ATL represents and warrants that in providing Services to the Client, ATL has:

  • complied with all applicable laws and regulations (as may be amended from time to time) in connection with the provision of the Services, including but not limited to applicable data protection laws;
  • has obtained and will maintain any appropriate licenses and permits or other documents of similar nature required by applicable laws for the performance of its obligations under the Agreement, including but not limited to the provision of Services in any jurisdictions where it operates;
  • has complied with and shall comply with all applicable domestic and foreign anti-bribery/anti-corruption laws and regulations (“Anti-Bribery Laws”). ATL undertakes not to engage in any illegal or prohibited activities for the purpose of assisting the Client in obtaining or retaining business or customers.
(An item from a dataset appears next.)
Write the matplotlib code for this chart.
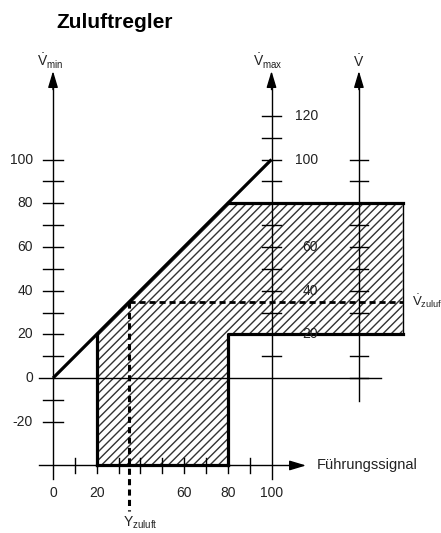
import matplotlib
matplotlib.use("Agg")
import matplotlib.pyplot as plt

plt.rcParams['font.family'] = ['Liberation Sans', 'DejaVu Sans']
plt.rcParams['mathtext.fontset'] = 'custom'
plt.rcParams['mathtext.rm'] = 'Liberation Sans'
plt.rcParams['mathtext.it'] = 'Liberation Sans'
plt.rcParams['hatch.linewidth'] = 1.0

# ---- data ----
title = "Zuluftregler"
x_label = "Führungssignal"
vmin_line_x = [0, 100]
vmin_line_y = [0, 100]
region_x = [20, 20, 80, 160, 160, 80, 80]
region_y = [-40, 20, 80, 80, 20, 20, -40]
y_zuluft = 35
v_zuluft = 35
left_tick_vals = [-20, -10, 10, 20, 30, 40, 50, 60, 70, 80, 90, 100]
left_tick_labels = ["100", "80", "60", "40", "20", "0", "-20"]
left_label_vals = [100, 80, 60, 40, 20, 0, -20]
vmax_tick_vals = [10, 20, 30, 40, 50, 60, 70, 80, 90, 100, 110, 120]
vmax_label_vals = [120, 100, 60, 40, 20]
vmax_labels = ["120", "100", "60", "40", "20"]
v_tick_vals = [0, 10, 20, 30, 40, 50, 60, 70, 80, 90, 100]
x_tick_vals = [10, 20, 30, 40, 50, 60, 70, 80, 90]
x_label_vals = [0, 20, 60, 80, 100]
x_labels = ["0", "20", "60", "80", "100"]
axis_x_vmin = 0
axis_x_vmax = 100
axis_x_v = 140
axis_y_base = -40

fig = plt.figure(figsize=(4.41, 5.33), dpi=100)
ax = fig.add_axes([0, 0, 1, 1])
ax.set_xlim(-24.26, 177.57)
ax.set_ylim(-70.9, 173.0)
ax.axis('off')

thin = 1.0
thick = 2.3
k = 'black'

# hatched region
ax.fill(region_x, region_y, facecolor='white', edgecolor='#333333', hatch='////', linewidth=0, zorder=1)

# zero line
ax.plot([-6.4, 150], [0, 0], color=k, lw=thin, zorder=2)

# vertical axes
ax.plot([axis_x_vmin, axis_x_vmin], [-46, 133], color=k, lw=thin, zorder=2)
ax.plot([axis_x_vmax, axis_x_vmax], [-46, 133], color=k, lw=thin, zorder=2)
ax.plot([axis_x_v, axis_x_v], [-10.5, 133], color=k, lw=thin, zorder=2)
for xa in [axis_x_vmin, axis_x_vmax, axis_x_v]:
    ax.annotate('', xy=(xa, 140.5), xytext=(xa, 132),
                arrowprops=dict(arrowstyle='-|>,head_length=1.0,head_width=0.3',
                                mutation_scale=10, color=k, lw=thin,
                                shrinkA=0, shrinkB=0))
# base (x) axis
ax.plot([-6.4, 110], [axis_y_base, axis_y_base], color=k, lw=thin, zorder=2)
ax.annotate('', xy=(115.8, axis_y_base), xytext=(108, axis_y_base),
            arrowprops=dict(arrowstyle='-|>,head_length=1.0,head_width=0.3',
                            mutation_scale=10, color=k, lw=thin,
                            shrinkA=0, shrinkB=0))

# ticks
for v in left_tick_vals:
    ax.plot([axis_x_vmin - 4.4, axis_x_vmin + 4.4], [v, v], color=k, lw=thin, zorder=2)
for v in vmax_tick_vals:
    ax.plot([axis_x_vmax - 4.2, axis_x_vmax + 4.2], [v, v], color=k, lw=thin, zorder=2)
for v in v_tick_vals:
    ax.plot([axis_x_v - 4.2, axis_x_v + 4.2], [v, v], color=k, lw=thin, zorder=2)
for v in x_tick_vals:
    ax.plot([v, v], [axis_y_base - 3.4, axis_y_base + 3.4], color=k, lw=thin, zorder=2)

# thick outlines
ax.plot(vmin_line_x, vmin_line_y, color=k, lw=thick, zorder=3, solid_capstyle='butt')
ax.plot([region_x[0], region_x[1]], [region_y[0], region_y[1]], color=k, lw=thick, zorder=3)
ax.plot([region_x[2], region_x[3]], [region_y[2], region_y[3]], color=k, lw=thick, zorder=3)
ax.plot([region_x[3], region_x[4]], [region_y[3], region_y[4]], color=k, lw=thin, zorder=3)
ax.plot([region_x[4], region_x[5], region_x[6]], [region_y[4], region_y[5], region_y[6]],
        color=k, lw=thick, zorder=3)
ax.plot([region_x[6], region_x[0]], [region_y[6], region_y[0]], color=k, lw=thick, zorder=3)

# operating point dashed lines
ax.plot([y_zuluft, 160], [v_zuluft, v_zuluft], color=k, lw=2.0, dashes=(2.2, 1.4), zorder=4)
ax.plot([y_zuluft, y_zuluft], [v_zuluft, -61], color=k, lw=2.2, dashes=(2.0, 1.4), zorder=4)

# labels
fs = 10
for v, t in zip(left_label_vals, left_tick_labels):
    ax.text(-9.2, v, t, ha='right', va='center', fontsize=fs, color='#222222')
for v, t in zip(vmax_label_vals, vmax_labels):
    ax.text(121.3, v, t, ha='right', va='center', fontsize=fs, color='#222222')
for v, t in zip(x_label_vals, x_labels):
    ax.text(v, -52.6, t, ha='center', va='center', fontsize=fs, color='#222222')

ax.text(120.8, axis_y_base, x_label, ha='left', va='center', fontsize=10.5, color='#222222')
ax.text(28.4, 162.9, title, ha='center', va='center', fontsize=15, fontweight='bold')

ax.text(-7.3, 142.3, r'$\dot{\mathrm{V}}_{\mathrm{min}}$', ha='left', va='baseline', fontsize=10, color='#222222')
ax.text(91.5, 142.3, r'$\dot{\mathrm{V}}_{\mathrm{max}}$', ha='left', va='baseline', fontsize=10, color='#222222')
ax.text(axis_x_v, 142.3, r'$\dot{\mathrm{V}}$', ha='center', va='baseline', fontsize=10, color='#222222')
ax.text(164.3, v_zuluft, r'$\dot{\mathrm{V}}_{\mathrm{zuluft}}$', ha='left', va='center', fontsize=9.5, color='#222222')
ax.text(32, -68.0, r'$\mathrm{Y}_{\mathrm{zuluft}}$', ha='left', va='baseline', fontsize=10, color='#222222')

fig.savefig('out.png', dpi=100)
In particular ATL  undertakes to comply with any and all legal requirements prohibiting ATL , and its officers, employees, agents and others working on its behalf, from engaging in corrupt activities and/or practices in furtherance of an offer, payment, promise to pay or authorisation of the payment of anything of value, including but not limited to cash, cheques, transfers, tangible and intangible gifts, favours, services, and those entertainment and travel expenses that go beyond what is reasonable and customary and of modest value, to: (i) an executive, official, employee or agent of a governmental department, agency or instrumentality, (ii) a director, officer, employee or agent of a wholly or partially government-owned or controlled company or business, (iii) a political party or official thereof, or candidate for political office, or (iv) any executive, officer, employee or agent of a third party; while knowing or having a reasonable belief that all or some portion will be used for the purpose of: (a) influencing any act, decision or failure to act by a government official in his or her official capacity, (b) inducing a government official to use his or her influence with a government or instrumentality to affect any act or decision of such government or entity, or (c) securing an improper advantage; in order to obtain, retain, or direct business.
  1. No Dependence

ATL  acknowledges and agrees that the Client: (a) makes no revenue commitments and that it is engaging ATL strictly on a non-exclusive basis; and (b) is not responsible for knowing ATL ’s dependence on revenues from sales to the Client in proportion to ATL ’s revenues from other customers, and ATL  agrees to release, hold harmless and indemnify the Client from any and all claims and liabilities relating to ATL ’s financial stability which may result from the Client’s termination of this Agreement for any reason whatsoever.

  1. Indemnification

ATL will defend, indemnify and hold harmless the Client and its Affiliates and their officers, directors, employees, shareholders, customers, agents, successors and assignees from and against any and all loss, damages, liabilities, settlement, costs or expense (including legal expenses and the expenses of other professionals) as incurred on a full indemnity basis, resulting from or arising out of: (a) a breach of any term of this Agreement by ATL  or any person supplied by ATL; (b) the negligence of, or personal injury or property damage caused by, the actions or inactions or omissions  of ATL  or any person supplied by ATL; (c) any claim by ATL  or any person supplied by ATL  for any benefits offered by the Client to its own employees; worker’s compensation, unemployment compensation or disability insurance premiums or claims, employment taxes, insurance contributions and/or withholding taxes levied upon or attributable to claims by ATL  or any person supplied by ATL;  (d) any claim which alleges the Services provided hereunder or their use by the Client infringes upon, misappropriates or violates any third party patents, copyrights, trademarks or trade secret rights or other proprietary rights, and (e) Claims for breach of data security.